Menurut dia, prosesnya berupa sinergi Pertamina-PLN ke PGE. Yaitu, PLN akan membantu menyuntikkan modal berupa aset-aset yang dimilikinya. Apabila masih kurang, baru PLN akan menyuntikkan dananya untuk membantu pengembangan energi panas bumi. "Jadi PGE akan menerbitkan saham baru dan akan dibeli oleh PLN melalui injeksi aset," katanya.
(Baca: Ribut Pertamina-PLN, Pembangkit Panas Bumi Kamojang Terganggu)
Jadi, ke depan, hanya akan ada satu perusahaan BUMN yang bergerak di bidang panas bumi. Hal ini juga untuk meminimalisir perseteruan yang kerap terjadi antara Pertamina dengan PLN dalam penentuan harga panas bumi yang akan dibeli oleh PLN sebagai bahan bakar pembangkitnya.
Di sisi lain, Edwin mengakui, rencana tersebut saat ini masih dalam tahap awal sehingga memerlukan kajian mendalam. Karena itu, pembagian saham pun masih belum ditentukan, karena juga harus melalui proses valuasi.
Sebagai informasi, Pertamina dan PLN memang kerap berseberangan dalam penentuan harga jual uap untuk pembangkit listrik tenaga panas bumi. Salah satunya adalah harga uap untuk Pembangkit Listrik Tenaga Panas Bumi (PLTP) 1, 2, dan 3 Kamojang, Garut, Jawa Barat.
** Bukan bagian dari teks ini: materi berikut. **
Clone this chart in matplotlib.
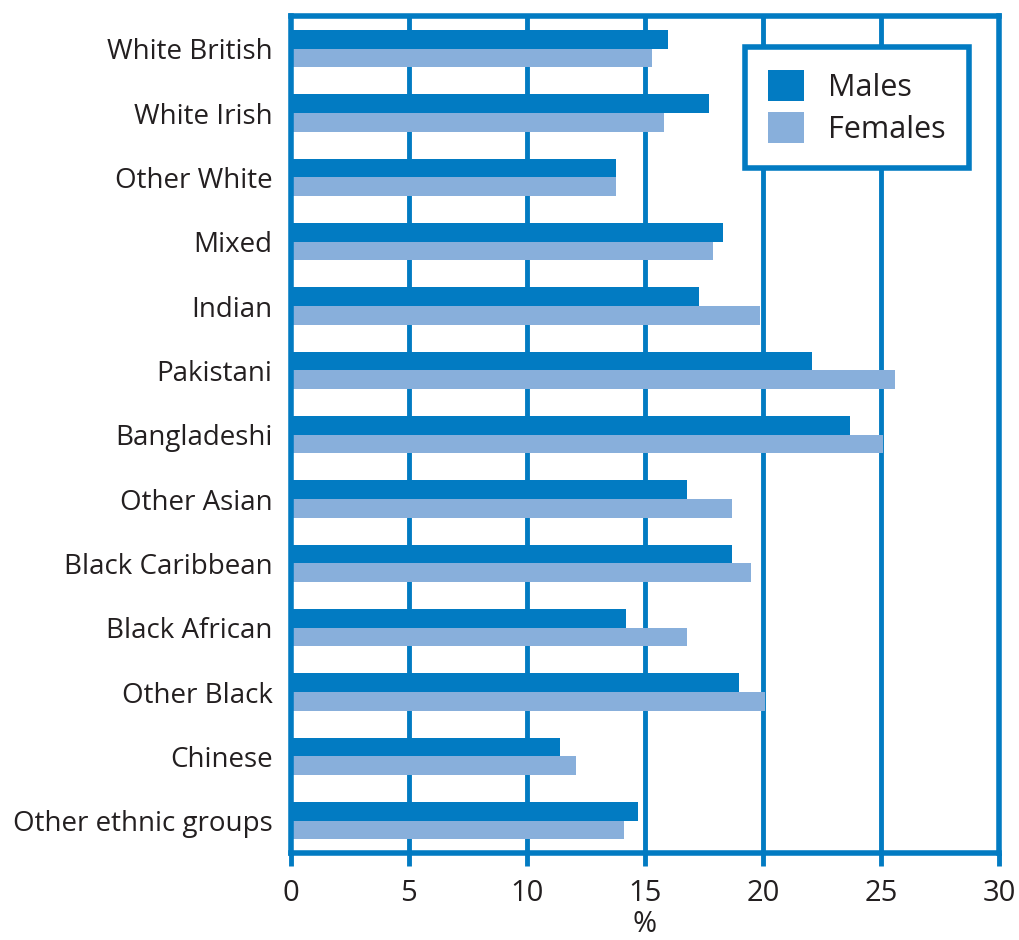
import numpy as np
import matplotlib
matplotlib.use("Agg")
import matplotlib.pyplot as plt

# data (% of each group)
groups = ['White British', 'White Irish', 'Other White', 'Mixed', 'Indian',
          'Pakistani', 'Bangladeshi', 'Other Asian', 'Black Caribbean',
          'Black African', 'Other Black', 'Chinese', 'Other ethnic groups']
males = [16.0, 17.7, 13.8, 18.3, 17.3, 22.1, 23.7, 16.8, 18.7, 14.2, 19.0, 11.4, 14.7]
females = [15.3, 15.8, 13.8, 17.9, 19.9, 25.6, 25.1, 18.7, 19.5, 16.8, 20.1, 12.1, 14.1]
xticks = [0, 5, 10, 15, 20, 25, 30]

blue = '#027bc2'
light = '#88afdb'
txt = '#231f20'

matplotlib.rcParams.update({'font.family': ['Open Sans', 'DejaVu Sans'], 'font.size': 20})

fig = plt.figure(figsize=(10.19, 9.4), dpi=100)
ax = fig.add_axes([0.2851, 0.0926, 0.9804 - 0.2851, 0.983 - 0.0926])

y = np.arange(len(groups))
h = 0.29
ax.barh(y - h / 2, males, height=h, color=blue, label='Males', zorder=3)
ax.barh(y + h / 2, females, height=h, color=light, label='Females', zorder=3)

ax.set_xlim(0, 30)
ax.set_ylim(12.5, -0.51)
ax.set_xticks(xticks)
ax.set_yticks(y)
ax.set_yticklabels(groups, color=txt)
ax.tick_params(axis='y', length=0, pad=13)
ax.tick_params(axis='x', length=9, width=3.5, color=blue, pad=10, labelcolor=txt, labelsize=21)
ax.set_xlabel('%', color=txt, labelpad=1.5, fontsize=21)

for x in xticks[1:-1]:
    ax.axvline(x, color=blue, lw=3.5, zorder=1)
for s in ax.spines.values():
    s.set_color(blue)
    s.set_linewidth(4)
    s.set_zorder(4)

leg = ax.legend(loc='upper left', bbox_to_anchor=(0.731, 0.950), bbox_transform=fig.transFigure,
                fancybox=False, framealpha=1, edgecolor=blue, handlelength=1.18, handleheight=1.18,
                handletextpad=0.8, borderpad=0.75, labelspacing=0.3, borderaxespad=0, fontsize=22)
leg.get_frame().set_linewidth(4)
for t in leg.get_texts():
    t.set_color(txt)

fig.savefig('out.png', dpi=100)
PLN menganggap harga uap yang ditawarkan Pertamina terlalu mahal. Harga uap semestinya sekitar Rp 535 per kwh atau sebesar 4 sen dolar Amerika Serikat (AS). Namun, Pertamina menawarkan harga yang lebih tinggi. Sedangkan jangka waktu yang diberikan Pertamina dinilai terlalu pendek, yaitu hanya lima tahun.
Kesepakatan harga akhirnya tercapai setelah Menteri BUMN Rini Soemarno menegur kedua BUMN tersebut. Menurut Edwin, hal inilah yang menjadi latar belakang munculnya ide keikutsertaan PLN dalam pengelolaan panas bumi melalui PGE.